Happiness can come wrapped in a box

By Emma Hahn

Everywhere I go, I see advertisements for clothes, movies, TV shows, stores and food. I see huge billboards by the highway shouting for me to buy something I don’t have.

The whole world revolves around me and what I want. What can I buy that will make me happy?

The world wants me to believe that in order to be happy, I need X, Y and Z this very second.

But is that true? Will I really be miserable if I don’t have the latest iPhone, name-brand jeans or gaming system? Will my world crash and burn if I don’t have a boyfriend, if I don’t have $1 million or if I don’t go on vacation to Walt Disney World?

These are all lies that the corporate world wants us to believe.

Even right and wrong have been twisted into things they are not so that we can be happy. Theft. Lies. Greed. Revenge.

The dictionary defines it as “a state of well-being and contentment.”

Billboards define our happiness by what we don’t have. However, we should be happy because of all we have.

Contentment is not longing for the new iPhone. Contentment is what Thanksgiving is about. It is about being happy for even the simplest things in life, like family or a home-cooked meal. Some people have way less than others but rejoice in what they already have.

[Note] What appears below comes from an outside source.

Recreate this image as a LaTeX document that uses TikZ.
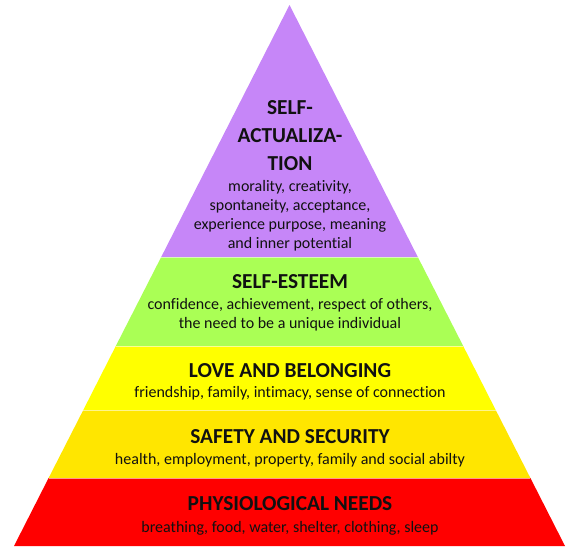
\documentclass[tikz,border=0pt]{standalone}
\usepackage{fontspec}
\setmainfont{Carlito}[Ligatures={NoCommon}]
\usetikzlibrary{calc}
\definecolor{ink}{HTML}{111111}
\definecolor{tierself}{HTML}{C686F8}
\definecolor{tieresteem}{HTML}{AAFF55}
\definecolor{tierlove}{HTML}{FFFF00}
\definecolor{tiersafe}{HTML}{FFE600}
\definecolor{tierbody}{HTML}{FF0000}
\tikzset{
  tier/.style={draw=none},
  seam/.style={draw=white, opacity=0.55, line width=0.6pt},
  %
  head/.style={font=\fontsize{16}{21}\selectfont\bfseries, text=ink,
               align=center, inner sep=0pt},
  body/.style={font=\fontsize{12}{14.2}\selectfont, text=ink,
               align=center, inner sep=0pt},
}
\begin{document}
\begin{tikzpicture}[x=0.75pt, y=-0.75pt]

  \useasboundingbox (0,0) rectangle (574,553);

  % tiers, bottom to top
  \fill[tierbody]   (14,546) -- (565,546) -- (530.4,478) -- (48.6,478) -- cycle;
  \fill[tiersafe]   (48.6,478) -- (530.4,478) -- (495.7,410) -- (83.3,410) -- cycle;
  \fill[tierlove]   (83.3,410) -- (495.7,410) -- (463.2,346) -- (115.8,346) -- cycle;
  \fill[tieresteem] (115.8,346) -- (463.2,346) -- (417.8,257) -- (161.2,257) -- cycle;
  \fill[tierself]   (161.2,257) -- (417.8,257) -- (289.5,5) -- cycle;

  % seams between tiers
  \draw[seam] (48.6,478) -- (530.4,478);
  \draw[seam] (83.3,410) -- (495.7,410);
  \draw[seam] (115.8,346) -- (463.2,346);
  \draw[seam] (161.2,257) -- (417.8,257);

  % self-actualization
  \node[head] (selfh) at (290,136) {SELF-\\ACTUALIZA-\\TION};
  \node[body] (selfb) at (290,216)
    {morality, creativity,\\spontaneity, acceptance,\\experience purpose, meaning\\and inner potential};

  % self-esteem
  \node[head] (esteemh) at (290,282) {SELF-ESTEEM};
  \node[body] (esteemb) at (290,315)
    {confidence, achievement, respect of others,\\the need to be a unique individual};

  % love and belonging
  \node[head] (loveh) at (290,371) {LOVE AND BELONGING};
  \node[body] (loveb) at (290,393) {friendship, family, intimacy, sense of connection};

  % safety and security
  \node[head] (safeh) at (290,437) {SAFETY AND SECURITY};
  \node[body] (safeb) at (290,460) {health, employment, property, family and social abilty};

  % physiological needs
  \node[head] (bodyh) at (290,504) {PHYSIOLOGICAL NEEDS};
  \node[body] (bodyb) at (290,528) {breathing, food, water, shelter, clothing, sleep};

\end{tikzpicture}
\end{document}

Recently my church showed a short film about Operation Christmas Child. It showed hundreds of children holding shoeboxes wrapped in Christmas paper and stuffed with toys, candy and toiletries.

The toys in the shoeboxes were not extravagant. They didn’t require a plug or  even AA batteries. They were mostly stuffed bears, dolls, yo-yos, jump ropes and jacks. They were simple by today’s standards.

Most of the children on the screen were very poor. They struggle to survive. The shoeboxes filled with treats were probably the first new gifts they had ever received.

The joy on their faces can’t be described in a few words. The children danced around, shouted, laughed and played with their new toys. Some even cried, because they received things they needed in their shoebox. Those children will stretch the candy and toiletries for months — because they know this is all they have.

By modern American standards, these children should have been unhappy. They couldn’t afford the new toys in the Christmas catalogues. They don’t wear designer jeans or live in a mansion.

Were they unhappy? No. They were delighted with their gifts.

Extravagance is not the essence of happiness. Happiness is found in what we are thankful for.

These children were thankful for their meager presents, and it was evident in their smiles.